Honors programs at community colleges are nothing new. Phi Theta Kappa, an honor society for community college students, has chapters at 1,250 two-year institutions around the world. But membership and participation in an honors program with its own separate and advanced coursework is not required.
About 40 percent of its chapters have separate honors programs. At those colleges, like American Honors, top students take demanding courses and are awarded an associate degree with honors. What distinguishes American Honors is its effort to build a collaborative curriculum among participating colleges and develop a series of agreed-upon learning outcomes. The outcomes will be used to persuade four-year colleges not only to accept the students, but the community college credits they have earned as well.
Colleges involved in American Honors must sign a 10-year participation agreement, Finegold said. That will allow the program to ramp up, expand to other colleges, measure results and build sustainability, Finegold said.
“We want to let students know that we’ll be there for the long haul,” he said.
The program is highly selective. Of the 232 students who applied last year, 48 were selected. This fall, CCS expects to admit about 160 students from an applicant pool of more than 600. The college enrolls more than 17,000 students.
Though there are some valedictorians and salutorians, most of the students rank in the top third of their high schools classes.
“Some of the students are diamonds in the rough,” Avery said. “We have students who are much more talented than their GPA suggests. They just need some more polish before applying to a Stanford or a Cornell.”

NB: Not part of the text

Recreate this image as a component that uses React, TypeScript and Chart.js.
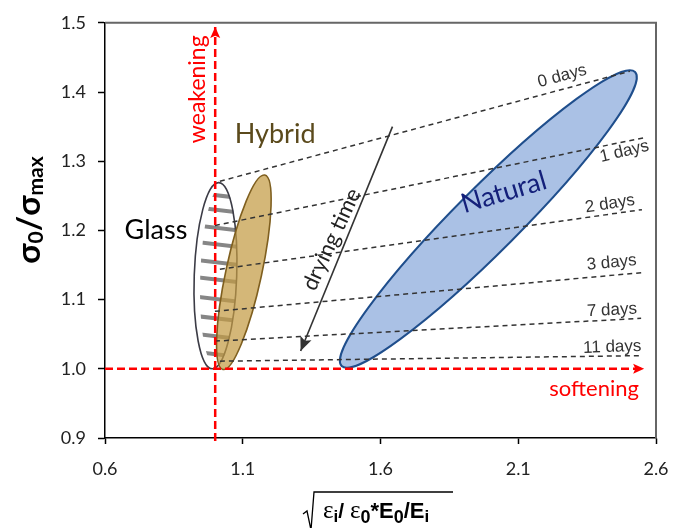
import React, { useEffect, useRef } from 'react';
import { Chart, registerables } from 'chart.js';

Chart.register(...registerables);

// ---- axis ticks ----
const xTicks = [0.6, 1.1, 1.6, 2.1, 2.6];
const yTicks = [0.9, 1.0, 1.1, 1.2, 1.3, 1.4, 1.5];

// ---- drying-time dashed lines (start -> end, data coords) ----
const dayLabels = ['0 days', '1 days', '2 days', '3 days', '7 days', '11 days'];
const dayStartX = [1.017, 0.999, 1.017, 0.999, 0.999, 1.017];
const dayStartY = [1.271, 1.207, 1.144, 1.083, 1.040, 1.011];
const dayEndX = [2.505, 2.557, 2.549, 2.549, 2.546, 2.546];
const dayEndY = [1.430, 1.334, 1.230, 1.139, 1.073, 1.019];
// label anchors (baseline-left) and tilt
const dayLabelX = [2.176, 2.401, 2.346, 2.350, 2.350, 2.336];
const dayLabelY = [1.407, 1.299, 1.226, 1.143, 1.076, 1.023];
const dayLabelAngle = [-15, -13.5, -9, -5.5, -3, -2];

// ---- ellipses: major-axis end points (data) and minor/major ratio ----
const ellipseNames = ['Glass', 'Hybrid', 'Natural'];
const ellipseX1 = [0.989, 1.028, 1.459];
const ellipseY1 = [1.000, 0.999, 1.004];
const ellipseX2 = [1.013, 1.180, 2.524];
const ellipseY2 = [1.269, 1.280, 1.429];
const ellipseRatio = [0.228, 0.18, 0.153];

// hatching stripes of the Glass ellipse (y values)
const glassHatchY = [1.251, 1.230, 1.204, 1.180, 1.154, 1.129, 1.101, 1.073, 1.047, 1.021];

// ---- reference lines ----
const weakeningX = [1.0, 1.0];
const weakeningY = [0.8957, 1.494];
const softeningX = [0.6, 2.557];
const softeningY = [1.0, 1.0];
const dryingX = [1.6435, 1.3101];
const dryingY = [1.35, 1.0257];

const FONT = "Lato, 'Noto Sans', 'DejaVu Sans', sans-serif";
const ARIAL = "'Liberation Sans', Arial, sans-serif";

function arrowHead(ctx: CanvasRenderingContext2D, x0: number, y0: number, x1: number, y1: number, len: number, half: number, color: string) {
  const a = Math.atan2(y1 - y0, x1 - x0);
  const c = Math.cos(a), s = Math.sin(a);
  ctx.save();
  ctx.fillStyle = color;
  ctx.beginPath();
  ctx.moveTo(x1, y1);
  ctx.lineTo(x1 - len * c + half * s, y1 - len * s - half * c);
  ctx.lineTo(x1 - len * c * 0.8, y1 - len * s * 0.8);
  ctx.lineTo(x1 - len * c - half * s, y1 - len * s + half * c);
  ctx.closePath();
  ctx.fill();
  ctx.restore();
}

function ellipseGeom(chart: any, i: number) {
  const xs = chart.scales.x, ys = chart.scales.y;
  const x1 = xs.getPixelForValue(ellipseX1[i]), y1 = ys.getPixelForValue(ellipseY1[i]);
  const x2 = xs.getPixelForValue(ellipseX2[i]), y2 = ys.getPixelForValue(ellipseY2[i]);
  const cx = (x1 + x2) / 2, cy = (y1 + y2) / 2;
  const a = Math.hypot(x2 - x1, y2 - y1) / 2;
  const b = a * ellipseRatio[i];
  const ang = Math.atan2(y2 - y1, x2 - x1);
  return { cx, cy, a, b, ang };
}

function text(ctx: CanvasRenderingContext2D, s: string, x: number, y: number, font: string, color: string, angle = 0, align: CanvasTextAlign = 'left', base: CanvasTextBaseline = 'alphabetic') {
  ctx.save();
  ctx.translate(x, y);
  ctx.rotate((angle * Math.PI) / 180);
  ctx.font = font;
  ctx.fillStyle = color;
  ctx.textAlign = align;
  ctx.textBaseline = base;
  ctx.fillText(s, 0, 0);
  ctx.restore();
}

const shapesPlugin = {
  id: 'shapes',
  beforeDatasetsDraw(chart: any) {
    const ctx: CanvasRenderingContext2D = chart.ctx;
    const ys = chart.scales.y;
    // Natural
    const n = ellipseGeom(chart, 2);
    ctx.save();
    ctx.beginPath();
    ctx.ellipse(n.cx, n.cy, n.a, n.b, n.ang, 0, Math.PI * 2);
    ctx.fillStyle = '#aac1e5';
    ctx.fill();
    ctx.lineWidth = 2;
    ctx.strokeStyle = '#1f4e8c';
    ctx.stroke();
    ctx.restore();
    // Glass
    const g = ellipseGeom(chart, 0);
    ctx.save();
    ctx.beginPath();
    ctx.ellipse(g.cx, g.cy, g.a, g.b, g.ang, 0, Math.PI * 2);
    ctx.fillStyle = '#ffffff';
    ctx.fill();
    ctx.restore();
    ctx.save();
    ctx.beginPath();
    ctx.ellipse(g.cx + 3, g.cy, g.a - 3, g.b - 3, g.ang, 0, Math.PI * 2);
    ctx.clip();
    ctx.strokeStyle = '#868686';
    ctx.lineWidth = 4;
    const gx = g.cx;
    for (const hy of glassHatchY) {
      const py = ys.getPixelForValue(hy);
      ctx.beginPath();
      ctx.moveTo(gx - 30, py - 3.5);
      ctx.lineTo(gx + 30, py + 3.5);
      ctx.stroke();
    }
    ctx.restore();
    ctx.save();
    ctx.beginPath();
    ctx.ellipse(g.cx, g.cy, g.a, g.b, g.ang, 0, Math.PI * 2);
    ctx.lineWidth = 1.6;
    ctx.strokeStyle = '#3c3c46';
    ctx.stroke();
    ctx.restore();
    // Hybrid
    const h = ellipseGeom(chart, 1);
    ctx.save();
    ctx.beginPath();
    ctx.ellipse(h.cx, h.cy, h.a, h.b, h.ang, 0, Math.PI * 2);
    ctx.fillStyle = 'rgba(196,155,68,0.72)';
    ctx.fill();
    ctx.lineWidth = 1.6;
    ctx.strokeStyle = '#7f5f1f';
    ctx.stroke();
    ctx.restore();
  },
  afterDatasetsDraw(chart: any) {
    const ctx: CanvasRenderingContext2D = chart.ctx;
    const xs = chart.scales.x, ys = chart.scales.y;
    const X = (v: number) => xs.getPixelForValue(v);
    const Y = (v: number) => ys.getPixelForValue(v);
    // arrowheads
    arrowHead(ctx, X(weakeningX[0]), Y(weakeningY[0]), X(weakeningX[1]), Y(weakeningY[1]), 11, 5, '#ff0000');
    arrowHead(ctx, X(softeningX[0]), Y(softeningY[0]), X(softeningX[1]), Y(softeningY[1]), 11, 5, '#ff0000');
    arrowHead(ctx, X(dryingX[0]), Y(dryingY[0]), X(dryingX[1]), Y(dryingY[1]), 14, 6, '#333333');
    // day labels
    dayLabels.forEach((s, i) => {
      text(ctx, s, X(dayLabelX[i]), Y(dayLabelY[i]), `17px ${ARIAL}`, '#333333', dayLabelAngle[i]);
    });
    // named labels
    text(ctx, ellipseNames[0], X(0.785), Y(1.187), `27px ${FONT}`, '#000000', 0, 'center');
    text(ctx, ellipseNames[1], X(1.071), Y(1.327), `27px ${FONT}`, '#5b4a1c', 0, 'left');
    text(ctx, ellipseNames[2], X(2.0565), Y(1.2429), `27px ${FONT}`, '#14207a', -16.5, 'center');
    text(ctx, 'weakening', X(0.937), Y(1.404), `23px ${FONT}`, '#ff0000', -90, 'center', 'middle');
    text(ctx, 'softening', X(2.538), Y(0.96), `22px ${FONT}`, '#ff0000', 0, 'right');
    text(ctx, 'drying time', X(1.4225), Y(1.187), `22px ${FONT}`, '#222222', -65, 'center', 'middle');
  },
  afterDraw(chart: any) {
    const ctx: CanvasRenderingContext2D = chart.ctx;
    const ca = chart.chartArea;
    // top & right frame
    ctx.save();
    ctx.strokeStyle = '#666666';
    ctx.lineWidth = 2;
    ctx.beginPath();
    ctx.moveTo(ca.left, ca.top);
    ctx.lineTo(ca.right, ca.top);
    ctx.lineTo(ca.right, ca.bottom);
    ctx.stroke();
    ctx.restore();

    // y title: sigma_0 / sigma_max
    const segsY: [string, boolean][] = [['σ', false], ['0', true], ['/', false], ['σ', false], ['max', true]];
    const main = 33, sub = 21;
    ctx.save();
    ctx.translate(30, 210);
    ctx.rotate(-Math.PI / 2);
    ctx.fillStyle = '#000';
    ctx.textBaseline = 'alphabetic';
    let total = 0;
    for (const [s, isSub] of segsY) {
      ctx.font = `bold ${isSub ? sub : main}px ${FONT}`;
      total += ctx.measureText(s).width;
    }
    let u = -total / 2;
    for (const [s, isSub] of segsY) {
      ctx.font = `bold ${isSub ? sub : main}px ${FONT}`;
      ctx.fillText(s, u, isSub ? 13 : 10);
      u += ctx.measureText(s).width;
    }
    ctx.restore();

    // x title: sqrt( eps_i / eps_0 * E_0 / E_i )
    ctx.save();
    ctx.strokeStyle = '#000';
    ctx.lineWidth = 1.3;
    ctx.beginPath();
    ctx.moveTo(303, 514);
    ctx.lineTo(307, 511);
    ctx.lineTo(311, 530);
    ctx.lineTo(314, 492);
    ctx.lineTo(453, 492);
    ctx.stroke();
    const segsX: [string, string, number][] = [
      ['ε', `25px 'Liberation Serif', 'DejaVu Serif', serif`, 0],
      ['i', `bold 17px ${ARIAL}`, 4],
      ['/ ', `bold 21px ${ARIAL}`, 0],
      ['ε', `25px 'Liberation Serif', 'DejaVu Serif', serif`, 0],
      ['0', `bold 18px ${ARIAL}`, 5],
      ['*E', `bold 22px ${ARIAL}`, 0],
      ['0', `bold 18px ${ARIAL}`, 5],
      ['/E', `bold 22px ${ARIAL}`, 0],
      ['i', `bold 17px ${ARIAL}`, 4],
    ];
    ctx.fillStyle = '#000';
    ctx.textBaseline = 'alphabetic';
    let tx = 323;
    for (const [s, f, dy] of segsX) {
      ctx.font = f;
      ctx.fillText(s, tx, 518 + dy);
      tx += ctx.measureText(s).width;
    }
    ctx.restore();
  },
};

function lineDs(xs: number[], ys: number[], color: string, width: number, dash: number[]) {
  return {
    data: xs.map((x, i) => ({ x, y: ys[i] })),
    showLine: true,
    borderColor: color,
    backgroundColor: color,
    borderWidth: width,
    borderDash: dash,
    pointRadius: 0,
    fill: false,
    clip: false as any,
  };
}

export default function App() {
  const ref = useRef<HTMLCanvasElement>(null);
  useEffect(() => {
    const datasets: any[] = [
      lineDs(weakeningX, weakeningY, '#ff0000', 2.5, [8, 4]),
      lineDs(softeningX, softeningY, '#ff0000', 2.5, [8, 4]),
      lineDs(dryingX, dryingY, '#333333', 1.6, []),
      ...dayLabels.map((_, i) =>
        lineDs([dayStartX[i], dayEndX[i]], [dayStartY[i], dayEndY[i]], '#333333', 1.5, [5, 4])
      ),
    ];
    const chart = new Chart(ref.current!, {
      type: 'scatter',
      data: { datasets },
      plugins: [shapesPlugin],
      options: {
        responsive: false,
        maintainAspectRatio: false,
        devicePixelRatio: 1,
        animation: false,
        layout: { padding: { top: 18, right: 30, left: 0, bottom: 0 } },
        plugins: { legend: { display: false }, tooltip: { enabled: false } },
        scales: {
          x: {
            type: 'linear',
            min: 0.6,
            max: 2.6,
            afterBuildTicks: (s: any) => { s.ticks = xTicks.map((v) => ({ value: v })); },
            afterFit: (s: any) => { s.height = 90; },
            ticks: {
              callback: (v: any) => Number(v).toFixed(1),
              font: { family: FONT, size: 18 },
              color: '#222',
              padding: 14,
              maxRotation: 0,
            },
            grid: { drawOnChartArea: false, drawTicks: true, tickLength: 6, tickColor: '#000', tickWidth: 1.5 },
            border: { display: true, color: '#000', width: 1.5 },
          },
          y: {
            type: 'linear',
            min: 0.9,
            max: 1.5,
            afterBuildTicks: (s: any) => { s.ticks = yTicks.map((v) => ({ value: v })); },
            afterFit: (s: any) => { s.width = 105; },
            ticks: {
              callback: (v: any) => Number(v).toFixed(1),
              font: { family: FONT, size: 18 },
              color: '#222',
              padding: 12,
            },
            grid: { drawOnChartArea: false, drawTicks: true, tickLength: 7, tickColor: '#000', tickWidth: 1.5 },
            border: { display: true, color: '#000', width: 1.5 },
          },
        },
      } as any,
    });
    return () => chart.destroy();
  }, []);
  return (
    <div style={{ position: 'fixed', left: 0, top: 0, width: 686, height: 528, background: '#fff' }}>
      <canvas ref={ref} width={686} height={528} style={{ display: 'block', width: 686, height: 528 }} />
    </div>
  );
}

American Honors recruits the students based on their high school grades, Advanced Placement and SAT scores, extracurricular activities and other accomplishments. The program employs web-based marketing, direct mail and telephone solicitations to identify students from a broad geographical base that includes Washington, California, Utah, Montana and other states.
Promotional materials say that American Honors seeks “high achieving, highly motivated students who aspire to earn a bachelor’s degree from a top institution, but want to pay less for the first two years.”
College officials hope that American Honors will have a spillover effect, improving the college as a whole. Avery said it’s already happening.
“We’ve had some math teachers who have been teaching developmental math arguing now with one another about which book to use to teach honors calculus,” she said. “It’s energized a lot of people.”
Finegold predicts the program will burnish the reputation of community colleges as a whole.
“The upside of this, as we scale it up, is that we can elevate the reputation of community colleges and let people know there are large cohorts of talented students there,” he said.